Revisionism, Orthodoxy, and the Communist Project
Orthodox Marxism conflated the ideal goal of communism with the given movement of empirical history, which scientific socialism presumably reflected. The passivity at the core of orthodox Marxism spelled the elimination of purposeful agency from social theory. By ignoring the teleology inherent in the labor process as Marx described it, and by devaluing the importance of enlightened interest
in the class struggle, orthodoxy lost Marx's basis for explaining the teleology immanent to the struggle for communism. Within orthodoxy, the goal of social emancipation rested entirely on the autonomous movement of history, which followed its own laws of development. Plekhanov therefore could not theoretically justify his own remark that "Marx and Engels had an ideal . . . the subordination of necessity to freedom "— especially when he added, quite properly, that "proceeding from this ideal [N.B.], they directed their practical activity accordingly."[16]
Both revisionist and orthodox Marxists fundamentally agreed that Marxism was an empirical science with no normative ethical claims as science . In this regard, the Marxism of the Second International reestablished the chasm between "is" and "ought" which Marx had attempted to bridge. As Rudolf Hilferding put it in his preface to Finance Capital , "Along with the theory, the politics of Marxism are also free of 'value judgements.' . . . To recognize the validity of Marxism (which implies the recognition of the necessity of socialism) does not at all mean to formulate evaluations or to indicate a line of practical conduct, since it is one thing to recognize a necessity and another to place oneself at the service of the necessity."
Since history according to the orthodox interpretation omitted the purposive intervention of men, any dispute over the actual tendencies of history threatened the socialist project itself. When Eduard Bernstein raised doubts about the empirical necessity of a socialist revolution, he was quickly attacked as a dangerous heretic imperiling the integrity of the Marxist theory. Almost inevitably, his critique of historical tendencies also forced the valuative role of subjectivity to the fore of the debate as well.

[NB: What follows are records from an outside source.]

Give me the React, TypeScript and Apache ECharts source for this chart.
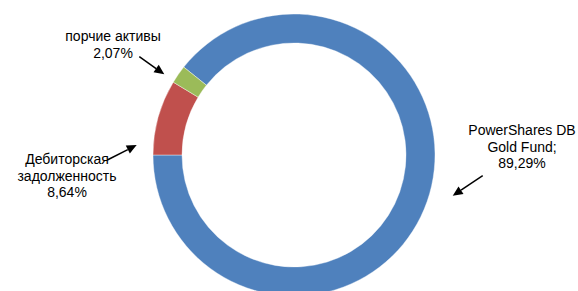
import React, { useEffect, useRef } from "react";
import * as echarts from "echarts";

const categories = ["PowerShares DB Gold Fund", "Дебиторская задолженность", "порчие активы"];
const values = [89.29, 8.64, 2.07];
const colors = ["#4F81BD", "#C0504D", "#9BBB59"];
// label lines as printed on the chart (percent appended from values)
const labelLines = [["PowerShares DB", "Gold Fund;"], ["Дебиторская", "задолженность"], ["порчие активы"]];

// annotation placement (label centre, arrow start, arrow tip)
const labelCenters = [[522, 130], [67, 159], [113, 36]];
const arrows = [
  [[482.7, 175.7], [452.7, 195.7]],
  [[107.3, 160], [136.7, 145]],
  [[139.3, 56.7], [164.3, 74.3]],
];

const fmt = (v: number) => v.toFixed(2).replace(".", ",") + "%";

export default function App() {
  const ref = useRef<HTMLDivElement>(null);
  useEffect(() => {
    if (!ref.current) return;
    const chart = echarts.init(ref.current, null, { renderer: "svg" });
    const total = values.reduce((a, b) => a + b, 0);
    const startAngle = 180 + (360 * values[0]) / total;
    const lh = 16.6;
    const graphics: any[] = [];
    labelLines.forEach((lines, i) => {
      const all = [...lines, fmt(values[i])];
      all.forEach((t, j) => {
        graphics.push({
          type: "text",
          x: labelCenters[i][0],
          y: labelCenters[i][1] + j * lh,
          style: {
            text: t,
            fill: "#000",
            font: "14px 'Liberation Sans', Arial, sans-serif",
            textAlign: "center",
            textVerticalAlign: "middle",
          },
          z: 10,
        });
      });
    });
    arrows.forEach(([s, e]) => {
      const dx = e[0] - s[0];
      const dy = e[1] - s[1];
      const len = Math.hypot(dx, dy);
      const ux = dx / len;
      const uy = dy / len;
      const hl = 10;
      const hw = 4.5;
      const bx = e[0] - ux * hl;
      const by = e[1] - uy * hl;
      graphics.push({
        type: "line",
        shape: { x1: s[0], y1: s[1], x2: bx, y2: by },
        style: { stroke: "#000", lineWidth: 1.5 },
        z: 10,
      });
      graphics.push({
        type: "polygon",
        shape: {
          points: [
            [e[0], e[1]],
            [bx - uy * hw, by + ux * hw],
            [bx + uy * hw, by - ux * hw],
          ],
        },
        style: { fill: "#000" },
        z: 10,
      });
    });
    chart.setOption({
      animation: false,
      series: [
        {
          type: "pie",
          center: [294, 155],
          radius: [112, 141],
          startAngle,
          clockwise: true,
          avoidLabelOverlap: false,
          label: { show: false },
          labelLine: { show: false },
          emphasis: { disabled: true },
          itemStyle: { borderColor: "#ffffff", borderWidth: 0.4 },
          data: categories.map((name, i) => ({
            name,
            value: values[i],
            itemStyle: { color: colors[i] },
          })),
        },
      ],
      graphic: graphics,
    });
    return () => chart.dispose();
  }, []);
  return (
    <div
      ref={ref}
      style={{ position: "fixed", left: 0, top: 0, width: 578, height: 291, background: "#fff" }}
    />
  );
}
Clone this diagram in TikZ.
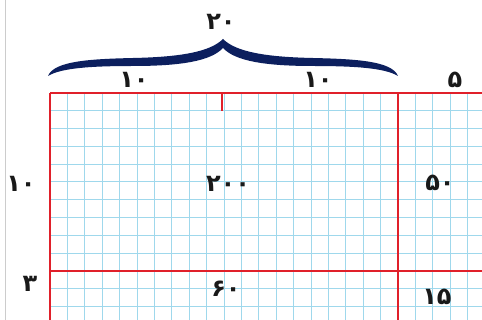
\documentclass[tikz,border=0pt]{standalone}
\usepackage{fontspec}
\newfontfamily\fa{DejaVu Sans}
\definecolor{gridc}{HTML}{9FD8EC}
\definecolor{redl}{HTML}{E0202A}
\definecolor{bracec}{HTML}{0C1F5E}
\tikzset{
  num/.style={font=\fa\bfseries\fontsize{24}{26}\selectfont, text=black!90, inner sep=0pt},
  gridline/.style={draw=gridc, line width=1pt},
  redline/.style={draw=redl, line width=1.8pt},
}
\begin{document}
\begin{tikzpicture}[x=1pt,y=-1pt]
\useasboundingbox (0,0) rectangle (482,320);
\fill[white] (0,0) rectangle (482,320);
\draw[black!20, line width=1pt] (5,0) -- (5,320);
% grid
\foreach \k in {0,...,24} {\draw[gridline] ({50+\k*17.4},93) -- ({50+\k*17.4},320);}
\foreach \k in {0,...,12} {\draw[gridline] (50,{93+\k*17.8}) -- (482,{93+\k*17.8});}
% red lines
\draw[redline] (50,93) -- (482,93);
\draw[redline] (50,93) -- (50,320);
\draw[redline] (398,93) -- (398,320);
\draw[redline] (50,271) -- (482,271);
\draw[redline] (222,93) -- (222,111);
% brace
\fill[bracec] (48,76) .. controls (54,61) and (90,59) .. (133,58)
  .. controls (180,57) and (210,52) .. (223,39)
  .. controls (236,52) and (266,57) .. (313,58)
  .. controls (356,59) and (392,61) .. (398,76)
  .. controls (385,68) and (355,66) .. (313,66)
  .. controls (265,66) and (235,61) .. (223,48)
  .. controls (211,61) and (181,66) .. (133,66)
  .. controls (91,66) and (61,68) .. (48,76) -- cycle;
% labels
\node[num] (top) at (221,22) {۲۰};
\node[num] (l1) at (134,80) {۱۰};
\node[num] (l2) at (318,80) {۱۰};
\node[num] (l5) at (455,80) {۵};
\node[num] (lv1) at (21,184) {۱۰};
\node[num] (c200) at (228,184) {۲۰۰};
\node[num] (c50) at (440,183) {۵۰};
\node[num] (lv3) at (30,284) {۳};
\node[num] (c60) at (226,289) {۶۰};
\node[num] (c15) at (437,297) {۱۵};
\end{tikzpicture}
\end{document}
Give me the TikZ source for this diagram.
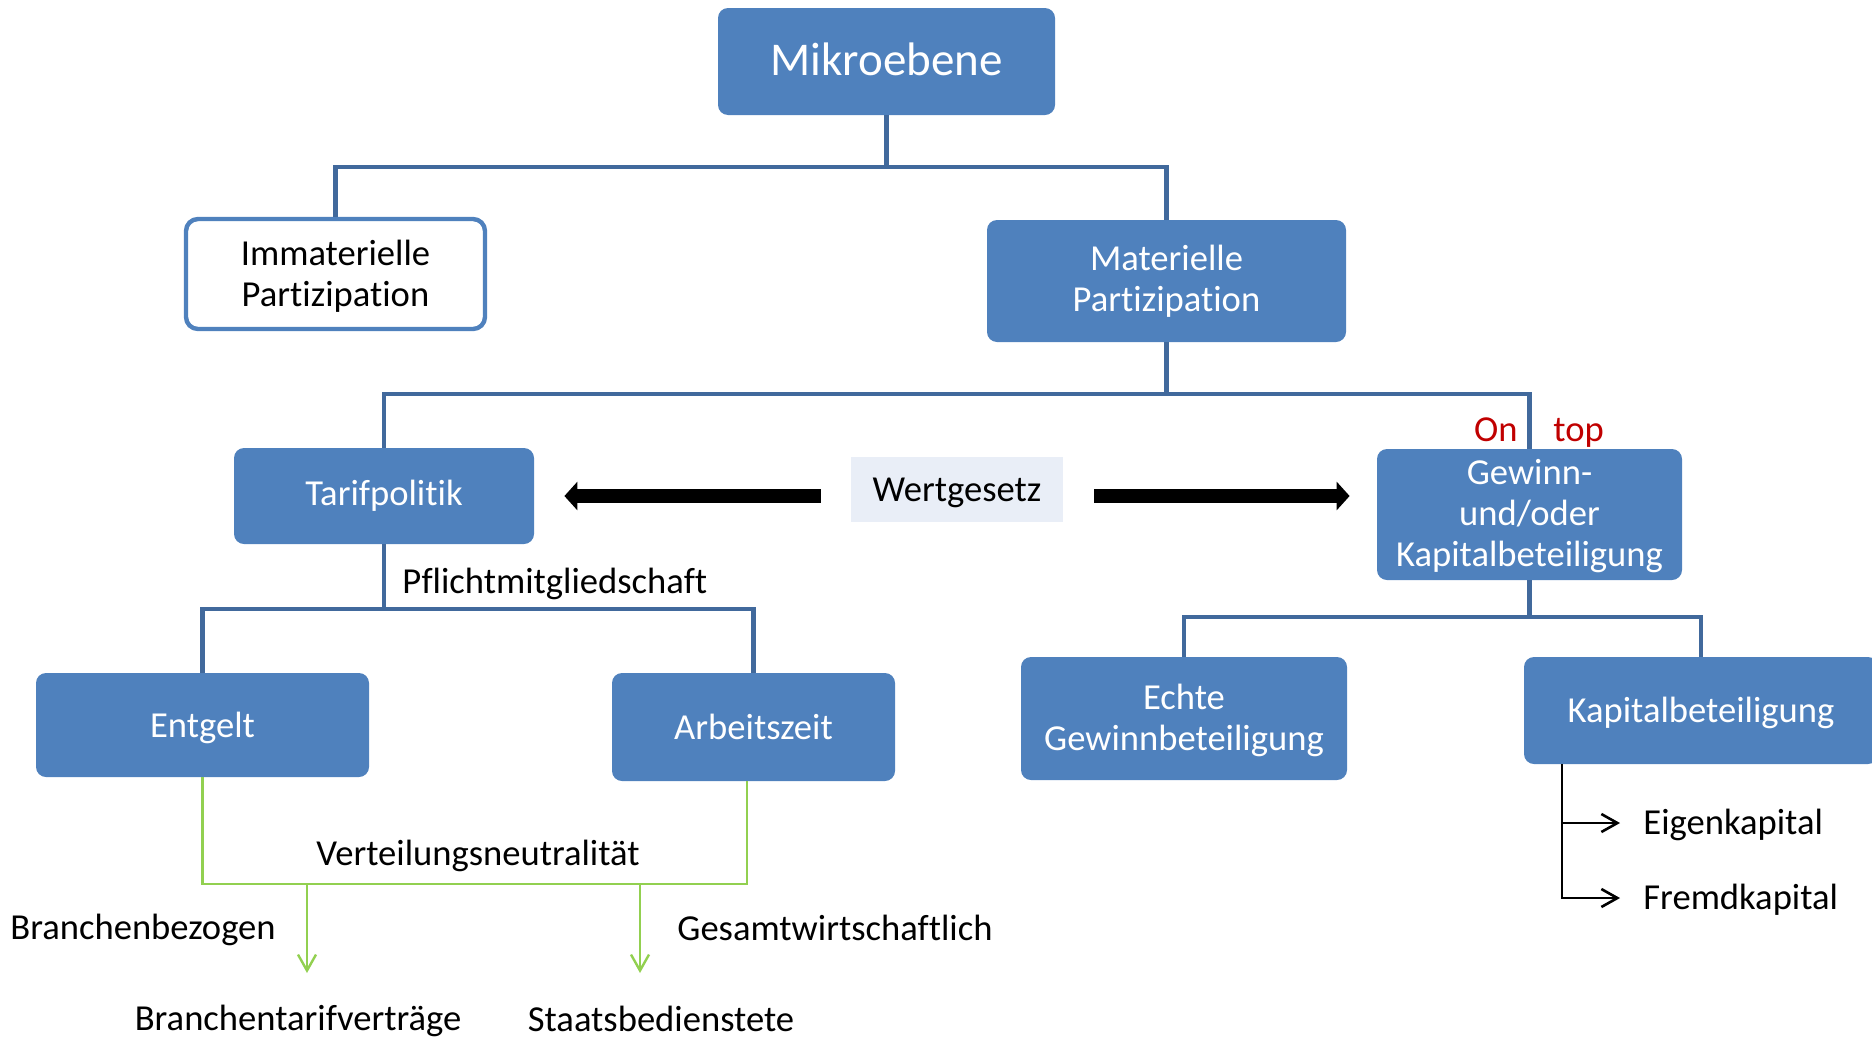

Unfortunately, Bernstein only inadequately grappled with the philosophical issues at stake. His alignment of revisionism with the contemporaneously influential neo-Kantian movement in philosophy sanctioned a duality of "is" and "ought," by approaching the goal of communism purely as an ethical issue. The theoretical correlate of an objective social situation where the revolutionary movement seemed quiescent appeared to be a purely subjective moral voluntarism. While Marx had felt that creative human practice unified "is" and "ought," objective causality and subjective teleology, orthodox Marxism banished subjective teleology in favor of a purely objective and necessary history, while revisionist Marxism reinstated
teleology on a transcendent moral plane. The impoverished objectivism of orthodoxy produced its obverse in a normative philosophy of ethical socialism.
The most alert orthodox theorists nevertheless recognized the genuine challenge posed by a revisionist ethics, which could present itself, with some justification, as the inevitable complement of the "value-free" Marxist science endorsed by Hilferding. The most subtle attempt to disarm revisionism of its potency in this area was arguably Max Adler's. In response to revisionist objections, he attempted to reintroduce subjective teleology into orthodox Marxism. In Adler's sophisticated scheme, teleology appeared on the immediate level of human reality and practice; from the standpoint of the social actor, teleology was an ineliminable "form of experience." But from the standpoint of the social scientist , Adler argued, the influx of individual projects into the social world had to be grasped within a strictly causal nexus; causality was the scientist's ineliminable "form of experience." "The positions of ends . . . now appears as the form of experience through which causality generally unfolds in the particular realm of being that is characterized as social being by its species consciousness . Thus the world as deed, human life and action, is grasped in all its powerful vividness without being either degraded to an appearance of free will or cancelled in an illusion of self consciousness; it can only be grasped as the other side of causal necessity, that, with its side of [empirical] occurrence, belongs to theoretical observation at the same time as , with its side of volition, it belongs to immediate experience. . . . The fundamental problem of social theory is [in this fashion] resolved. . . . The relation of personal freedom to social necessity."[17]
Adler's contribution had the advantage of securing a place for creative subjectivity and its practical projects within Marxism, even though his fusion of Kant and Marx left teleology and causality on separate planes of reality. However, Adler remained a lonely figure on the fringes of orthodoxy. Moreover, the convolutions of his position could have been avoided simply by restoring Marx's original comprehension of labor and its unity of teleology and causality.